- Desha Location within Arkansas Desha Location within the United States
- Coordinates: 35°43′50″N 91°41′08″W﻿ / ﻿35.73056°N 91.68556°W
- Country: United States
- State: Arkansas
- County: Independence
- Elevation: 299 ft (91 m)

Population (2020)
- • Total: 715
- Time zone: UTC-6 (Central (CST))
- • Summer (DST): UTC-5 (CDT)
- ZIP code: 72527
- Area code: 870
- GNIS feature ID: 2805636

= Desha, Arkansas =

Desha is an unincorporated community and census-designated place (CDP) in Independence County, Arkansas, United States. It was first listed as a CDP in the 2020 census with a population of 715.

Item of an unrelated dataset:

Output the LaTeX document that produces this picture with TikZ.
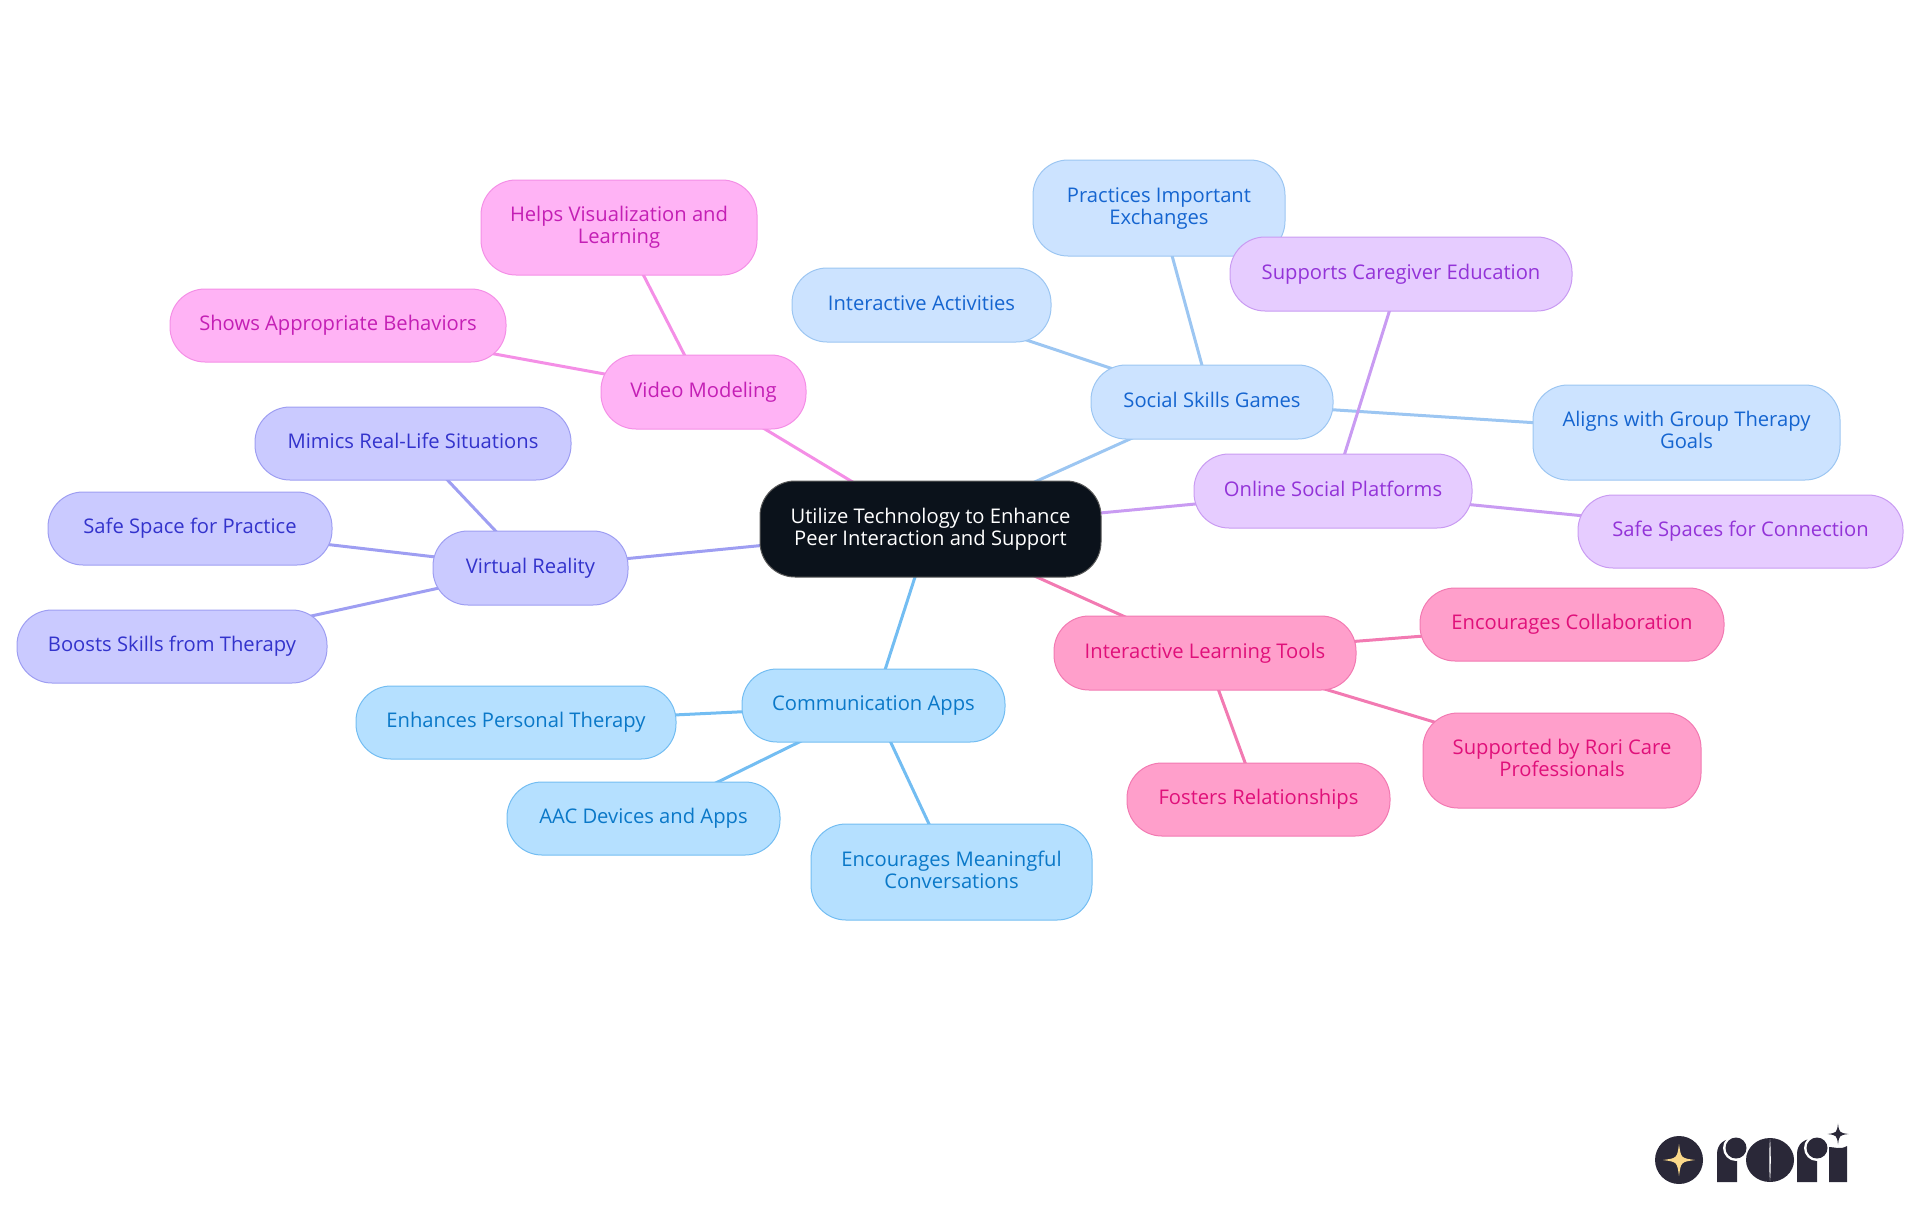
\documentclass[tikz,border=0pt]{standalone}
\usepackage{fontspec}
\setmainfont{Open Sans}
\usetikzlibrary{backgrounds}
\definecolor{pkF}{HTML}{FFB3F5}\definecolor{pkD}{HTML}{F48FE6}\definecolor{pkT}{HTML}{C41FB5}
\definecolor{puF}{HTML}{E6CCFF}\definecolor{puD}{HTML}{C99BF2}\definecolor{puT}{HTML}{9333D8}
\definecolor{lbF}{HTML}{CCE3FF}\definecolor{lbD}{HTML}{9CC6F2}\definecolor{lbT}{HTML}{1565D0}
\definecolor{skF}{HTML}{B5E0FF}\definecolor{skD}{HTML}{73BDF2}\definecolor{skT}{HTML}{0A78C8}
\definecolor{peF}{HTML}{CACAFF}\definecolor{peD}{HTML}{9E9EF2}\definecolor{peT}{HTML}{3333CC}
\definecolor{hpF}{HTML}{FF9FCB}\definecolor{hpD}{HTML}{F27AB2}\definecolor{hpT}{HTML}{E0107A}
\definecolor{rootF}{HTML}{0B121B}\definecolor{logoC}{HTML}{2A2838}\definecolor{gold}{HTML}{FBD98A}
\newcommand{\bx}[7]{% name, style, x0, x1, y0, y1, text
  \pgfmathsetmacro{\bxw}{#4-#3}\pgfmathsetmacro{\bxh}{#6-#5}
  \pgfmathsetmacro{\bxcx}{(#3+#4)/2}\pgfmathsetmacro{\bxcy}{(#5+#6)/2}
  \node[#2,minimum width=\bxw*0.5pt,minimum height=\bxh*0.5pt] (#1) at (\bxcx,\bxcy) {\rule{0pt}{7.5pt}#7\rule[-2.5pt]{0pt}{0pt}};}
\newcommand{\starshape}[4]{\fill[#4] (#1,#2-#3) .. controls (#1+0.12*#3,#2-0.12*#3) .. (#1+#3,#2) .. controls (#1+0.12*#3,#2+0.12*#3) .. (#1,#2+#3) .. controls (#1-0.12*#3,#2+0.12*#3) .. (#1-#3,#2) .. controls (#1-0.12*#3,#2-0.12*#3) .. (#1,#2-#3) -- cycle;}
\tikzset{
  box/.style={rounded corners=17.5pt,line width=0.5pt,inner sep=0pt,align=center,font=\fontsize{10.1}{11}\selectfont},
  pk/.style={box,fill=pkF,draw=pkD,text=pkT},
  pu/.style={box,fill=puF,draw=puD,text=puT},
  lb/.style={box,fill=lbF,draw=lbD,text=lbT},
  sk/.style={box,fill=skF,draw=skD,text=skT},
  pe/.style={box,fill=peF,draw=peD,text=peT},
  hp/.style={box,fill=hpF,draw=hpD,text=hpT},
  rootbox/.style={box,fill=rootF,draw=gray!70!black,text=white},
  ed/.style={line width=1.5pt}
}
\begin{document}
\begin{tikzpicture}[x=0.5pt,y=-0.5pt]
\useasboundingbox (0,0) rectangle (1920,1215);
\bx{root}{rootbox}{760}{1101}{481}{577}{Utilize Technology to Enhance\\Peer Interaction and Support}
\bx{vm}{pk}{601}{806}{355}{429}{Video Modeling}
\bx{hv}{pk}{481}{757}{180}{275}{Helps Visualization and\\Learning}
\bx{sa}{pk}{170}{506}{289}{362}{Shows Appropriate Behaviors}
\bx{vr}{pe}{433}{628}{531}{605}{Virtual Reality}
\bx{mr}{pe}{255}{571}{407}{480}{Mimics Real-Life Situations}
\bx{ss}{pe}{48}{332}{492}{565}{Safe Space for Practice}
\bx{bs}{pe}{17}{327}{610}{683}{Boosts Skills from Therapy}
\bx{ca}{sk}{742}{1005}{669}{742}{Communication Apps}
\bx{ep}{sk}{356}{676}{686}{759}{Enhances Personal Therapy}
\bx{aac}{sk}{507}{780}{782}{855}{AAC Devices and Apps}
\bx{em}{sk}{811}{1092}{824}{920}{Encourages Meaningful\\Conversations}
\bx{il}{hp}{1054}{1356}{616}{690}{Interactive Learning Tools}
\bx{ec}{hp}{1420}{1724}{588}{661}{Encourages Collaboration}
\bx{sr}{hp}{1423}{1701}{713}{808}{Supported by Rori Care\\Professionals}
\bx{fr}{hp}{1127}{1390}{763}{836}{Fosters Relationships}
\bx{sg}{lb}{1091}{1333}{365}{439}{Social Skills Games}
\bx{pi}{lb}{1033}{1285}{160}{256}{Practices Important\\Exchanges}
\bx{ia}{lb}{792}{1051}{268}{342}{Interactive Activities}
\bx{ag}{lb}{1533}{1840}{385}{480}{Aligns with Group Therapy\\Goals}
\bx{os}{pu}{1194}{1472}{454}{528}{Online Social Platforms}
\bx{sc}{pu}{1230}{1572}{237}{311}{Supports Caregiver Education}
\bx{sf}{pu}{1578}{1903}{495}{568}{Safe Spaces for Connection}
\begin{scope}[on background layer]
\draw[ed,pkD] (root.center)--(vm.center) (vm.center)--(hv.center) (vm.center)--(sa.center);
\draw[ed,peD] (root.center)--(vr.center) (vr.center)--(mr.center) (vr.center)--(ss.center) (vr.center)--(bs.center);
\draw[ed,skD] (root.center)--(ca.center) (ca.center)--(ep.center) (ca.center)--(aac.center) (ca.center)--(em.center);
\draw[ed,hpD] (root.center)--(il.center) (il.center)--(ec.center) (il.center)--(sr.center) (il.center)--(fr.center);
\draw[ed,lbD] (root.center)--(sg.center) (sg.center)--(pi.center) (sg.center)--(ia.center) (sg.center)--(ag.center);
\draw[ed,puD] (root.center)--(os.center) (os.center)--(sc.center) (os.center)--(sf.center);
\end{scope}
% logo
\fill[logoC] (1679,1160) circle (24);
\starshape{1679}{1160}{16}{gold}
\fill[logoC] (1717,1182) -- (1717,1154) .. controls (1717,1144) and (1724,1138) .. (1737,1138) -- (1737,1182) -- cycle;
\fill[white] (1736,1148) circle (13);
\fill[logoC] (1736,1148) circle (10.5);
\fill[logoC] (1770,1160) ellipse (24 and 22);
\fill[white] (1770,1139) .. controls (1769,1150) and (1769,1170) .. (1770,1181) .. controls (1771,1170) and (1771,1150) .. (1770,1139) -- cycle;
\fill[logoC] (1797,1182) -- (1797,1154) .. controls (1797,1144) and (1804,1138) .. (1817,1138) -- (1817,1182) -- cycle;
\fill[white] (1817,1148) circle (13);
\fill[logoC] (1817,1148) circle (10.5);
\fill[logoC] (1829,1182) -- (1829,1147) .. controls (1835,1147) and (1840,1150) .. (1847,1146) -- (1847,1182) -- cycle;
\starshape{1838}{1134}{10.5}{logoC}
\end{tikzpicture}
\end{document}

Desha is located along Arkansas Highway 25, 3 mi southwest of Batesville. Desha has a post office with ZIP code 72527.

==Demographics==

Historical population
| Census | Pop. | Note | %± |
| 2020 | 715 |  | — |
U.S. Decennial Census 2020

===2020 census===

Desha CDP, Arkansas – Demographic Profile (NH = Non-Hispanic) Note: the US Census treats Hispanic/Latino as an ethnic category. This table excludes Latinos from the racial categories and assigns them to a separate category. Hispanics/Latinos may be of any race.
| Race / Ethnicity | Pop 2020 | % 2020 |
|---|---|---|
| White alone (NH) | 647 | 90.49% |
| Black or African American alone (NH) | 2 | 0.28% |
| Native American or Alaska Native alone (NH) | 0 | 0.00% |
| Asian alone (NH) | 1 | 0.14% |
| Pacific Islander alone (NH) | 1 | 0.14% |
| Some Other Race alone (NH) | 2 | 0.28% |
| Mixed Race/Multi-Racial (NH) | 33 | 4.62% |
| Hispanic or Latino (any race) | 29 | 4.06% |
| Total | 715 | 100.00% |

==Education==
Batesville School District operates area public schools. The Desha School District merged into the Batesville district on July 1, 1985.

Batesville High School is the Batesville district's sole comprehensive high school.